In the laboratory dish, the cells were seen to signal and make connections with other nerve cells. Such functions are critical to future treatments for Parkinson’s disease and other brain disorders.

The change happened within one week with an efficiency of almost 20 per cent.

The scientists, whose research is published in the journal Nature, now hope to duplicate the feat with human cells.

Dr Irving Weissman, director of Stanford’s Institute for Stem Cell Biology and Regenerative Medicine, said: “This study is a huge leap forward. The direct reprogramming of these adult skin cells into brain cells that can show complex, appropriate behaviours like generating electrical currents and forming synapses establishes a new method to study normal and disordered brain cell function.

“Finally we may be able to capture and study conditions like Parkinson’s or Alzheimer’s or heritable mental diseases in the laboratory dish for the first time.”

In 2007, researchers announced the creation of iPS cells from human skin cells by exposing them to proteins called transcription factors that influence DNA.

Once in a stem cell-state, a cocktail of chemicals was used to make the cells develop into a new cell type.

Later, scientists from Harvard University in the US showed that mouse pancreas cells could be reprogrammed by infecting them with viruses carrying genes for just three transcription factors.

Dr Wernig’s team used a similar technique, but dispensed with the iPS “pit stop”.

The scientists began with a selection of 19 genes involved in either genetic reprogramming or neural development and function.

A virus was used to introduce the genes to mouse embryo skin cells, which were then monitored.

After 32 days, some of the former skin cells had acquired the appearance of nerve cells and were producing neural proteins.

The process was used to whittle the original 19 genes down to just three, which were then tested on skin cells from the tails of adult mice.

About 20 per cent of the former skin cells transformed themselves into neural cells in less than a week.
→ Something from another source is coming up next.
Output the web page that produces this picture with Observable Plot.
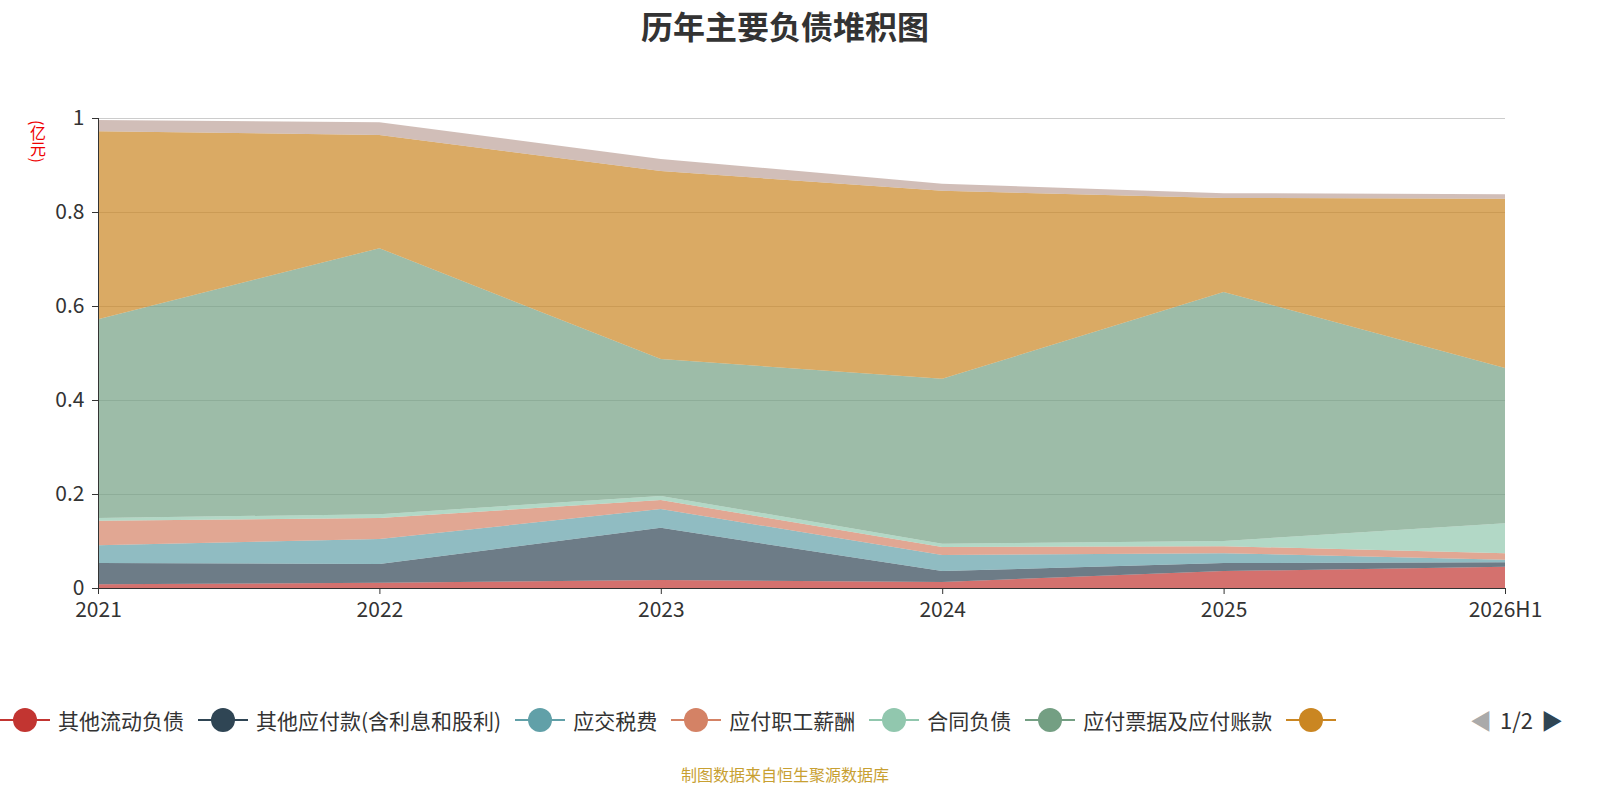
<!DOCTYPE html>
<html style="overflow:hidden"><head><meta charset="utf-8">
<script src="https://cdn.jsdelivr.net/npm/d3@7"></script>
<script src="https://cdn.jsdelivr.net/npm/@observablehq/plot@0.6"></script>
<style>
html,body{margin:0;overflow:hidden}
body{width:1600px;height:800px;position:relative;background:#fff;font-family:"Noto Sans CJK SC","Noto Sans",sans-serif}
#title{position:absolute;top:2px;left:0;width:1570px;text-align:center;font-size:32px;font-weight:bold;color:#333}
#chart{position:absolute;top:0;left:0;width:1600px}
#chart svg{max-width:none!important}
#unit{position:absolute;left:26px;top:120px;color:#e00;font-size:16px;writing-mode:vertical-rl}
#legend{position:absolute;top:703px;left:0;width:1600px;height:34px;display:flex;align-items:center;font-size:21px;color:#333;white-space:nowrap}
.it{display:flex;align-items:center;margin-right:14px}
.mk{position:relative;width:50px;height:24px;margin-right:8px}
.mk .l{position:absolute;left:0;right:0;top:11px;height:2px}
.mk .c{position:absolute;left:13px;top:0;width:24px;height:24px;border-radius:50%}
#caption{position:absolute;top:762px;left:0;width:1570px;text-align:center;color:#c8a032;font-size:16px}
</style></head><body>
<div id="title">历年主要负债堆积图</div>
<div id="chart"></div>
<div id="unit">(亿元)</div>
<div id="legend"></div>
<div id="caption">制图数据来自恒生聚源数据库</div>
<script>
const years = ["2021","2022","2023","2024","2025","2026H1"];
const seriesNames = ["其他流动负债","其他应付款(含利息和股利)","应交税费","应付职工薪酬","合同负债","应付票据及应付账款","短期借款","其他"];
const lineColors = ["#c23531","#2f4554","#61a0a8","#d48265","#91c7ae","#749f83","#ca8622","#bda29a"];
const v0 = [0.008,0.011,0.017,0.013,0.036,0.045];
const v1 = [0.045,0.040,0.111,0.023,0.017,0.010];
const v2 = [0.038,0.053,0.040,0.034,0.021,0.005];
const v3 = [0.052,0.045,0.019,0.017,0.015,0.014];
const v4 = [0.006,0.008,0.009,0.007,0.011,0.064];
const v5 = [0.423,0.566,0.291,0.351,0.530,0.330];
const v6 = [0.400,0.241,0.400,0.400,0.200,0.360];
const v7 = [0.024,0.027,0.026,0.015,0.010,0.010];
const vals = [v0,v1,v2,v3,v4,v5,v6,v7];
const data = [];
vals.forEach((arr,s)=>arr.forEach((v,i)=>data.push({i,s:seriesNames[s],v})));
const plot = Plot.plot({
  width:1600,height:640,marginLeft:98,marginRight:95,marginTop:118,marginBottom:52,
  style:{fontSize:"21px",color:"#333",fontFamily:"Noto Sans CJK SC, sans-serif"},
  x:{domain:[0,5],ticks:[0,1,2,3,4,5],tickFormat:i=>years[i],label:null,tickSize:6,tickPadding:8},
  y:{domain:[0,1],ticks:[0,0.2,0.4,0.6,0.8,1],tickFormat:d=>d===0?"0":d===1?"1":String(d),label:null,tickSize:6,tickPadding:8},
  color:{domain:seriesNames,range:lineColors},
  marks:[
    Plot.ruleY([0.2,0.4,0.6,0.8,1],{stroke:"#ccc"}),
    Plot.areaY(data,{x:"i",y:"v",z:"s",fill:"s",fillOpacity:0.7}),
    Plot.ruleX([0],{stroke:"#333"}),
    Plot.ruleY([0],{stroke:"#333"})
  ]
});
document.getElementById("chart").append(plot);
const lg=document.getElementById("legend");
seriesNames.slice(0,7).forEach((n,k)=>{
  const d=document.createElement("div");d.className="it";
  d.innerHTML=`<div class="mk"><div class="l" style="background:${lineColors[k]}"></div><div class="c" style="background:${lineColors[k]}"></div></div><span>${k<6?n:""}</span>`;
  lg.append(d);
});
const pg=document.createElement("div");
pg.style.cssText="position:absolute;left:1470px;top:0;display:flex;align-items:center;gap:8px;font-size:22px";
pg.innerHTML='<span style="color:#aaa">◀</span><span>1/2</span><span style="color:#2f4554">▶</span>';
lg.append(pg);
</script>
</body></html>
In comparison, it can take weeks to change a cell’s identity using the iPS method, with a success rate of just 1% to 2%.

“We were very surprised by both the timing and the efficiency,” said Dr Wernig. “This is much more straightforward than going through iPS cells, and it’s likely to be a very viable alternative.”

The ability to make neurons quickly from an individual patient may one day lead to the manufacture of cells for therapy, the scientists believe.